Faith Erin Hicks’s graphic novel Inbetweens is both a nostalgic throwback for ’90s kids and a deeply relatable story for creatives of all generations. Before they enter high school, artistic twin sisters Sloane and Ash have been accepted into a six-week program at Canada’s most prestigious animation college for the summer.
The story is set in 1999, and the twins’ assignments involve hand-drawn sketches and flip books rather than illustrations created by contemporary animation software. Hicks’s artwork effectively conveys the dynamism and exuberance of hand-drawn animation; a page where a classmate dances with her animated flour sack is an irresistible call to dance along.
The ever-fluctuating gap between enthusiasm and skill is a theme that will resonate with all artists, and Hicks’s story explores this well through the perspectives of her teenage protagonists.
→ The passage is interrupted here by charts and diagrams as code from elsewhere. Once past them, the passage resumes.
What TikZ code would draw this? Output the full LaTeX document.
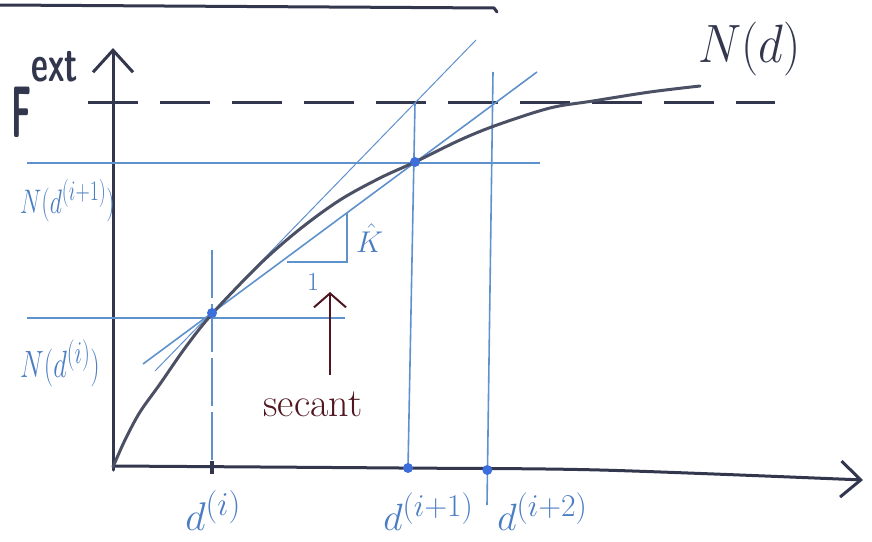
\documentclass[tikz,border=0pt]{standalone}
\usetikzlibrary{arrows.meta}
\definecolor{inkdark}{RGB}{50,55,78}
\definecolor{curvegray}{RGB}{75,80,100}
\definecolor{lineblue}{RGB}{95,145,205}
\definecolor{dotblue}{RGB}{60,110,220}
\definecolor{textblue}{RGB}{75,125,195}
\definecolor{maroon}{RGB}{80,22,32}
\begin{document}
\begin{tikzpicture}[x=1pt,y=-1pt,
  darkline/.style={draw=inkdark,line width=3pt,line cap=round},
  curveline/.style={draw=curvegray,line width=3pt,line cap=round},
  blueline/.style={draw=lineblue,line width=1.6pt},
  thinblue/.style={draw=lineblue,line width=1pt},
  bluedot/.style={circle,fill=dotblue,inner sep=0pt,minimum size=10pt},
  sz/.style={font=\Huge,inner sep=0pt,scale=#1/24.88},
  bluelabel/.style={text=textblue},
  barb/.style={-{Straight Barb[length=22pt,width=40pt]}}]
\useasboundingbox (0,0) rectangle (872,541);
% frame line at top
\draw[darkline] (0,5) -- (494,8) -- (497,12);
% key points
\coordinate (O) at (113,467);
\coordinate (P1) at (212,313);
\coordinate (P2) at (415,162);
% axes
\draw[darkline,barb] (113,470) -- (113,48) coordinate (ytip);
\draw[darkline,-{Straight Barb[length=20pt,width=36pt]}] plot[smooth] coordinates {(113,466) (400,468) (600,470) (863,480)};
% F ext dashed level
\draw[darkline,line cap=butt,dash pattern=on 50pt off 22pt] (88,102) -- (775,102);
% blue helper lines
\draw[blueline] (27,163) -- (540,163);
\draw[blueline] (27,318) -- (345,318);
\draw[blueline,dash pattern=on 48pt off 6pt] (212,250) -- (212,466);
\draw[blueline] (415,103) -- (408,468) coordinate (Q1);
\draw[blueline] (493,72) -- (487,505);
\coordinate (Q2) at (487.3,470);
% tangent and secant
\draw[thinblue] (155,371) -- (476,40);
\draw[blueline] (143,364) -- (537,72);
% slope triangle
\draw[blueline] (287,262) -- (347,262) -- (347,213);
% curve N(d)
\draw[curveline] plot[smooth,tension=0.55] coordinates {(113,467) (125,440) (140,412) (160,384) (185,348) (212,314) (260,264) (300,229) (340,200) (380,178) (415,162) (460,140) (497,125) (550,108) (593,101) (650,92) (700,86)};
% tick at d(i)
\draw[draw=inkdark,line width=4pt] (212,461) -- (212,474);
% dots
\node[bluedot] (D1) at (P1) {};
\node[bluedot] (D2) at (P2) {};
\node[bluedot] (D3) at (Q1) {};
\node[bluedot] (D4) at (Q2) {};
% secant pointer
\node[sz=40,text=maroon,anchor=base] (sec) at (313,416) {secant};
\coordinate (arrtop) at (330,292);
\draw[draw=maroon,line width=2pt,-{Straight Barb[length=14pt,width=32pt]}] (330,375) -- (arrtop);
% labels
\node[sz=26,bluelabel,anchor=base] (one) at (313,290) {1};
\node[sz=30,bluelabel,anchor=base west] (kk) at (356,252) {$\hat{K}$};
\node[sz=34,xscale=0.7,bluelabel,anchor=base west] (lN2) at (20,213) {$N(d^{(i+1)})$};
\node[sz=38,xscale=0.7,bluelabel,anchor=base west] (lN1) at (20,377) {$N(d^{(i)})$};
\node[sz=40,bluelabel,anchor=base west] (ld1) at (185,530) {$d^{(i)}$};
\node[sz=38,bluelabel,anchor=base west] (ld2) at (383,530) {$d^{(i+1)}$};
\node[sz=38,bluelabel,anchor=base west] (ld3) at (497,530) {$d^{(i+2)}$};
\node[sz=54,xscale=0.9,text=inkdark,anchor=base west] (lNd) at (698,62) {$N(d)$};
\node[sz=73,xscale=0.45,text=inkdark,anchor=base west,font=\Huge\sffamily\bfseries] (lF) at (11,137) {F\raisebox{18.8pt}{\scalebox{1}[0.7]{ext}}};
\end{tikzpicture}
\end{document}
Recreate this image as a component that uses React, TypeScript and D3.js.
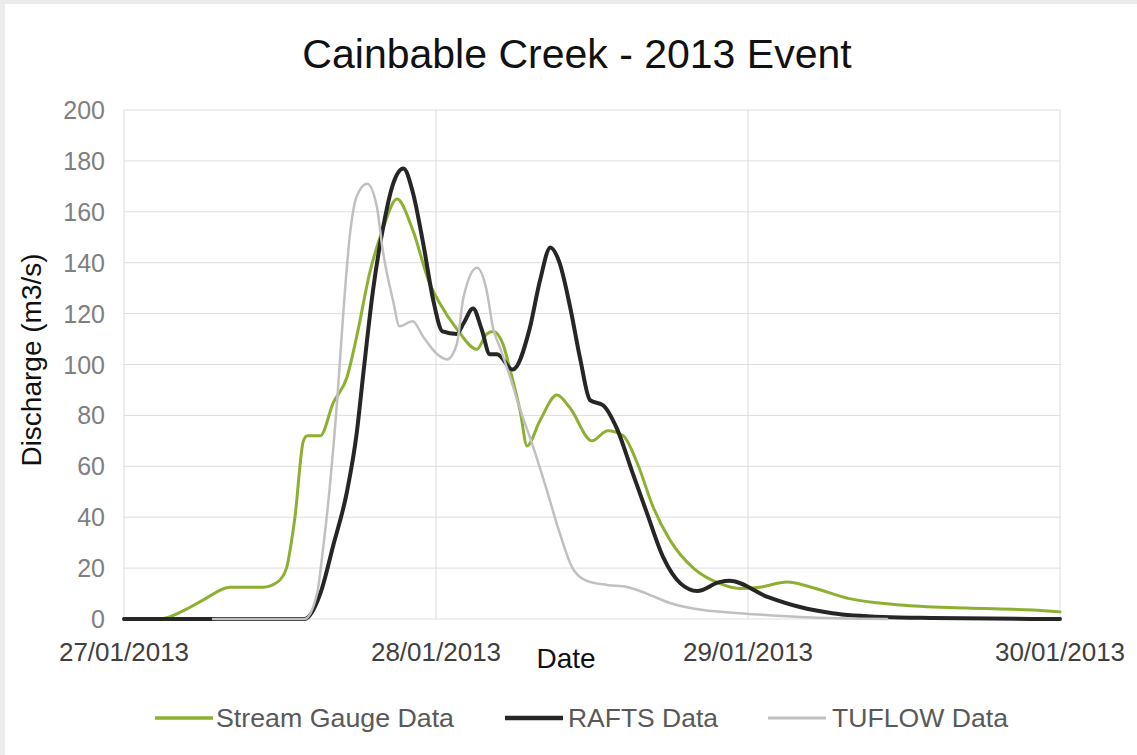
import React from "react";
import * as d3 from "d3";

const TITLE = "Cainbable Creek - 2013 Event";
const SERIES_NAMES = ["Stream Gauge Data", "RAFTS Data", "TUFLOW Data"];
const X_TICKS = ["27/01/2013", "28/01/2013", "29/01/2013", "30/01/2013"];
const Y_TICKS = [0, 20, 40, 60, 80, 100, 120, 140, 160, 180, 200];

// hours after 27/01/2013 00:00
const gaugeHours = [0, 2.8, 3.3, 4.85, 6.1, 8.15, 10.7, 11.8, 12.5, 12.9, 13.15, 13.8, 14.1, 15.1, 16.1, 17.15, 17.9, 18.9, 19.9, 21, 22.2, 23.5, 24.3, 25.6, 27.15, 27.9, 28.4, 29.15, 29.7, 30.5, 31, 32, 33.3, 34.3, 36, 37.2, 38.4, 39.5, 40.7, 42, 43.8, 45.8, 47.4, 48.9, 51, 52.8, 55.8, 59.7, 64.8, 69.9, 72];
const gaugeFlow = [0, 0, 0.5, 4, 7.5, 12.5, 12.5, 14.5, 20, 31, 40, 70, 72, 72, 85, 95, 111, 136, 153, 165, 153, 132, 124, 114, 106, 112, 113, 108, 98, 81, 68, 78, 88, 83, 70, 74, 72, 61, 44, 31, 20, 14, 12, 12.5, 14.5, 12.6, 8, 5.5, 4.3, 3.5, 2.8];

const raftsHours = [0, 13.9, 15.1, 16.1, 17.15, 17.9, 18.4, 19.15, 19.9, 20.7, 21.5, 22.2, 23, 23.8, 24.5, 25.6, 26.1, 26.85, 27.5, 28.15, 28.7, 29.9, 31.2, 32, 32.8, 33.5, 34.3, 35.1, 35.85, 36.85, 37.9, 39.15, 40.2, 41.5, 42.8, 44.1, 45.8, 46.6, 49.5, 52, 54.5, 58.4, 62.2, 72];
const raftsFlow = [0, 0, 10, 29, 50, 73, 96, 129, 153, 171, 177, 168, 148, 125, 113, 112, 116, 122, 114, 104, 104, 98, 114, 133, 146, 140, 123, 102, 86, 84, 75, 57, 42, 24, 14, 11, 14.5, 15, 8.7, 4.7, 2.3, 0.8, 0.4, 0];

const tuflowHours = [6.85, 13.9, 14.85, 15.3, 15.85, 16.4, 16.85, 17.4, 17.9, 18.7, 19.45, 19.9, 20.7, 21.2, 22.2, 23, 24.1, 24.85, 25.6, 26.1, 27.15, 27.9, 28.4, 28.9, 29.7, 30.5, 31.45, 32.5, 33.5, 34.5, 35.6, 37.15, 38.7, 40.2, 42, 44.55, 47.4, 52, 58.7];
const tuflowFlow = [0, 0, 10, 27, 53, 86, 119, 152, 166, 171, 162, 145, 125, 115, 117, 111, 104, 102, 108, 126, 138, 129, 114, 107, 95, 82, 68, 51, 34, 20, 15, 13.4, 12.6, 10, 6.3, 3.5, 2.3, 0.8, 0];

const COLORS = ["#8db031", "#262626", "#c0c0c0"];
const WIDTHS = [3, 4, 2.5];

const start = new Date(2013, 0, 27, 0, 0);
const toDate = (h: number) => new Date(start.getTime() + h * 3600 * 1000);

export default function App() {
  const W = 1137, H = 755;
  const x = d3.scaleTime().domain([new Date(2013, 0, 27), new Date(2013, 0, 30)]).range([124, 1060]);
  const y = d3.scaleLinear().domain([0, 200]).range([619, 110]);
  const tickDates = [0, 1, 2, 3].map((d) => new Date(2013, 0, 27 + d));

  const series = [
    { hours: gaugeHours, flow: gaugeFlow },
    { hours: raftsHours, flow: raftsFlow },
    { hours: tuflowHours, flow: tuflowFlow },
  ];
  const line = d3
    .line<[number, number]>()
    .x((d) => x(toDate(d[0])))
    .y((d) => y(d[1]))
    .curve(d3.curveMonotoneX);

  const legendItems = [
    { lx: 155, tx: 216, w: 238 },
    { lx: 505, tx: 568, w: 150 },
    { lx: 768, tx: 832, w: 176 },
  ];
  const font = "'Liberation Sans', Arial, sans-serif";

  return (
    <div style={{ position: "fixed", left: 0, top: 0 }}>
      <svg width={W} height={H} style={{ display: "block" }} fontFamily={font}>
        <rect x={0} y={0} width={W} height={H} fill="#ebebeb" />
        <rect x={5} y={4} width={W - 5} height={H - 4} fill="#ffffff" />
        <text x={577} y={68} textAnchor="middle" fontSize={41} fill="#111">
          {TITLE}
        </text>
        {Y_TICKS.map((t) => (
          <g key={t}>
            <line x1={124} x2={1060} y1={y(t)} y2={y(t)} stroke="#dedede" strokeWidth={1} />
            <text x={105} y={y(t) + 9} textAnchor="end" fontSize={25} fill="#7f7f7f">
              {t}
            </text>
          </g>
        ))}
        {tickDates.map((d, i) => (
          <g key={i}>
            <line x1={x(d)} x2={x(d)} y1={110} y2={619} stroke="#dedede" strokeWidth={1} />
            <text x={x(d)} y={661} textAnchor="middle" fontSize={26} fill="#404040">
              {X_TICKS[i]}
            </text>
          </g>
        ))}
        <text x={566} y={668} textAnchor="middle" fontSize={28} fill="#111">
          Date
        </text>
        <text transform="translate(41,360) rotate(-90)" textAnchor="middle" fontSize={28} fill="#111">
          Discharge (m3/s)
        </text>
        {series.map((s, i) => {
          const pts: [number, number][] = s.hours.map((h, j) => [h, s.flow[j]]);
          return (
            <path
              key={i}
              d={line(pts) || ""}
              fill="none"
              stroke={COLORS[i]}
              strokeWidth={WIDTHS[i]}
              strokeLinejoin="round"
              strokeLinecap="round"
            />
          );
        })}
        {legendItems.map((it, i) => (
          <g key={i}>
            <line x1={it.lx} x2={it.lx + 58} y1={718} y2={718} stroke={COLORS[i]} strokeWidth={WIDTHS[i] + 0.5} />
            <text x={it.tx} y={727} fontSize={26} fill="#595959" textLength={it.w} lengthAdjust="spacingAndGlyphs">
              {SERIES_NAMES[i]}
            </text>
          </g>
        ))}
      </svg>
    </div>
  );
}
Ash’s dreams of learning from famous animation artist Douglas Frye are dashed, along with her confidence, when he dismisses her work as too unfocused. The harder she works to impress him, the less joy she feels in the art form she once loved.
In contrast, Sloane’s anxieties about the program prove unfounded, as she makes friends faster than she anticipated. However, she learns she doesn’t enjoy animation as much as she thought she would, and worries what that could mean for her future career prospects.

Illustration: Faith Erin Hicks.
Both twins also learn about the racism and sexism in the animation industry. Most of their classmates are boys who call anime “ugly” and their teacher Lisa Sato’s stories of growing up Asian in Toronto “boring.” Their friend Nisha’s work is praised by Frye until he learns she’s the artist and immediately starts finding fault with it.
The story covers the many internal and systemic barriers artists face, but ultimately strikes a hopeful chord. Contemporary readers know that characters’ scorn for Nisha’s love of Studio Ghibli is long outdated; the company is now widely successful even in Western mainstream media. And while Asian women animators like Ms. Sato and Nisha still face systemic barriers, they’re also producing mainstream international hits like Turning Red and KPop Demon Hunters.
And the twins’ thoughtful and whimsical final group project, dismissed by classmates as “boring,” is clearly much more sophisticated than the fart joke shorts of their critics, moving the audience to tears. Like the twins’ film, Hicks’s story will resonate with young artists, and hopefully provide some courage to share their spark with the world.